Still later, I did see it again differently and realized why it was possible for you to think that in this respect too I was malevolently betraying you. You really had brought

some traces of Judaism with you from the ghetto-like village community; it was not much and it dwindled a little more in the city and during your military service; but still,

the impressions and memories of your youth did just about suffice for some sort of Jewish life, especially since you did not need much help of that kind, but came of

robust stock and could personally scarcely be shaken by religious scruples unless they were strongly mixed with social scruples. Basically the faith that ruled your life

consisted in your believing in the unconditional rightness of the opinions of a certain class of Jewish society, and hence actually, since these opinions were part and parcel

of your own nature, in believing in yourself. Even in this there was still Judaism enough, but it was too little to be handed on to the child; it all dribbled away while you

were passing it on. In part, it was youthful memories that could not be passed on to others; in part, it was your dreaded personality.

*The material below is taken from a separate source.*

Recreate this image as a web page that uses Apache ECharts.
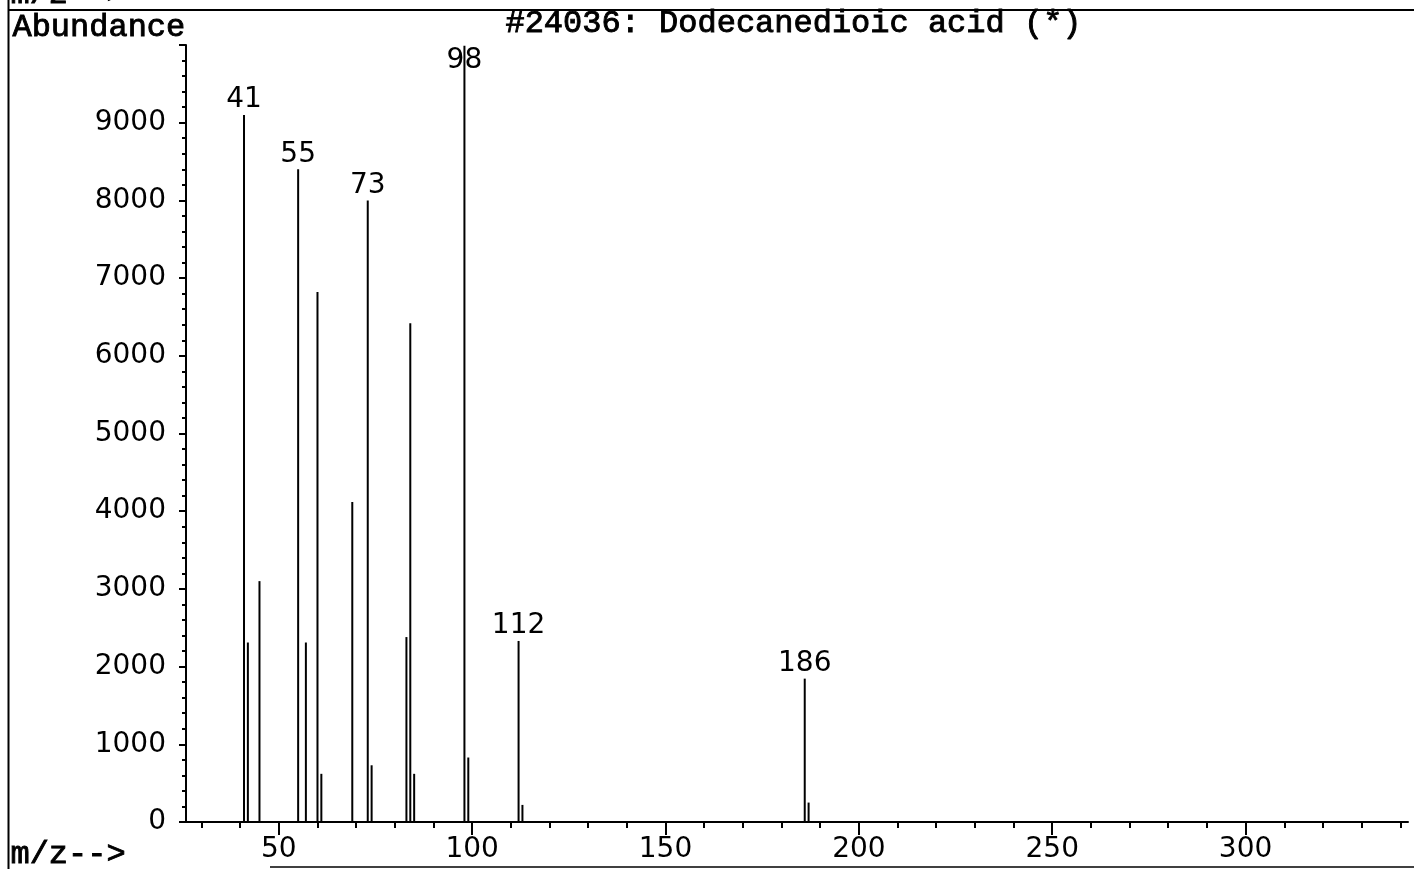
<!DOCTYPE html>
<html>
<head>
<meta charset="utf-8">
<script src="https://cdn.jsdelivr.net/npm/echarts@6/dist/echarts.min.js"></script>
<style>
  html, body { margin: 0; padding: 0; background: #fff; }
  #chart { width: 1414px; height: 869px; }
</style>
</head>
<body>
<div id="chart"></div>
<script>
// Library spectrum #24036 (Dodecanedioic acid): m/z and abundance of each ion
const mz =        [41,   42,   45,   55,   57,   60,   61,  69,   73,   74,  83,   84,   85,  98,   99,  112,  113, 186,  187];
const abundance = [9100, 2310, 3100, 8400, 2310, 6820, 620, 4120, 8000, 730, 2380, 6420, 620, 9990, 830, 2330, 220, 1845, 250];

// ions whose m/z is printed above the line
const labelledIons = [41, 55, 73, 98, 112, 186];

// axis ticks
const xMajorTicks = [50, 100, 150, 200, 250, 300];
const xMinorTicks = [30, 40, 60, 70, 80, 90, 110, 120, 130, 140, 160, 170, 180, 190,
                     210, 220, 230, 240, 260, 270, 280, 290, 310, 320, 330, 340];
const yTickLabels = [0, 1000, 2000, 3000, 4000, 5000, 6000, 7000, 8000, 9000];

const monoFont = '"Liberation Mono", "DejaVu Sans Mono", monospace';
const numFont = '"DejaVu Sans", sans-serif';
const numSize = 28;

// typewriter-style caption text, slightly thickened with a thin outline
const caption = (text, left, top) => ({
  type: 'text', left, top,
  style: { text, font: '32px ' + monoFont, fill: '#000', stroke: '#000', lineWidth: 0.9 }
});

const chart = echarts.init(document.getElementById('chart'), null, { renderer: 'canvas' });

const peakData = mz.map((m, i) => {
  const item = { value: [m, abundance[i]] };
  if (labelledIons.includes(m)) {
    item.label = m === 98
      ? { show: true, position: 'insideTop', distance: 1, color: '#000' }
      : { show: true, position: 'top', distance: 1, color: '#000' };
  }
  return item;
});

chart.setOption({
  animation: false,
  backgroundColor: '#fff',
  grid: { left: 186, right: 6, top: 45, bottom: 47, containLabel: false },
  xAxis: [
    {
      type: 'value',
      min: 26,
      max: 342,
      position: 'bottom',
      splitLine: { show: false },
      axisLine: { show: true, lineStyle: { color: '#000', width: 2 } },
      axisTick: { show: true, inside: false, length: 13, customValues: xMajorTicks,
                  lineStyle: { color: '#000', width: 2 } },
      axisLabel: { show: true, customValues: xMajorTicks, margin: 14,
                   formatter: v => String(v),
                   color: '#000', fontFamily: numFont, fontSize: numSize }
    },
    {
      type: 'value',
      min: 26,
      max: 342,
      position: 'bottom',
      splitLine: { show: false },
      axisLine: { show: false },
      axisTick: { show: true, inside: false, length: 6, customValues: xMinorTicks,
                  lineStyle: { color: '#000', width: 2 } },
      axisLabel: { show: false }
    }
  ],
  yAxis: {
    type: 'value',
    min: 0,
    max: 10000,
    interval: 1000,
    splitLine: { show: false },
    axisLine: { show: true, lineStyle: { color: '#000', width: 2 } },
    axisTick: { show: true, inside: false, length: 7, lineStyle: { color: '#000', width: 2 } },
    minorTick: { show: true, splitNumber: 5, length: 4, lineStyle: { color: '#000', width: 2 } },
    axisLabel: { show: true, customValues: yTickLabels, margin: 20,
                 formatter: v => String(v),
                 color: '#000', fontFamily: numFont, fontSize: numSize }
  },
  series: [
    {
      type: 'bar',
      xAxisIndex: 0,
      yAxisIndex: 0,
      barWidth: 2,
      itemStyle: { color: '#000' },
      label: {
        show: false,
        fontFamily: numFont,
        fontSize: numSize,
        color: '#000',
        formatter: p => String(p.value[0])
      },
      data: peakData
    }
  ],
  graphic: [
    // page frame
    { type: 'line', shape: { x1: 8.5, y1: 0, x2: 8.5, y2: 869 }, style: { stroke: '#000', lineWidth: 2 } },
    { type: 'line', shape: { x1: 8, y1: 10, x2: 1414, y2: 10 }, style: { stroke: '#000', lineWidth: 2 } },
    { type: 'line', shape: { x1: 270, y1: 867, x2: 1414, y2: 867 }, style: { stroke: '#000', lineWidth: 1.5 } },
    // header line above the frame, cut off by the page edge
    caption('m/z-->', 10, -22),
    // axis captions and spectrum title
    caption('Abundance', 12, 11),
    caption('#24036: Dodecanedioic acid (*)', 505, 7),
    caption('m/z-->', 10, 838)
  ]
});
</script>
</body>
</html>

It was also impossible to make a

child, overacutely observant from sheer nervousness, understand that the few flimsy gestures you performed in the name of Judaism, and with an indifference in keeping

with their flimsiness, could have any higher meaning. For you they had meaning as little souvenirs of earlier times, and that was why you wanted to pass them on to me,

but since they no longer had any intrinsic value even for you you could do this only through persuasion or threat; on the one hand, this could not be successful, and on the

other, it had to make you very angry with me on account of my apparent obstinacy, since you did not recognize the weakness of your position in this.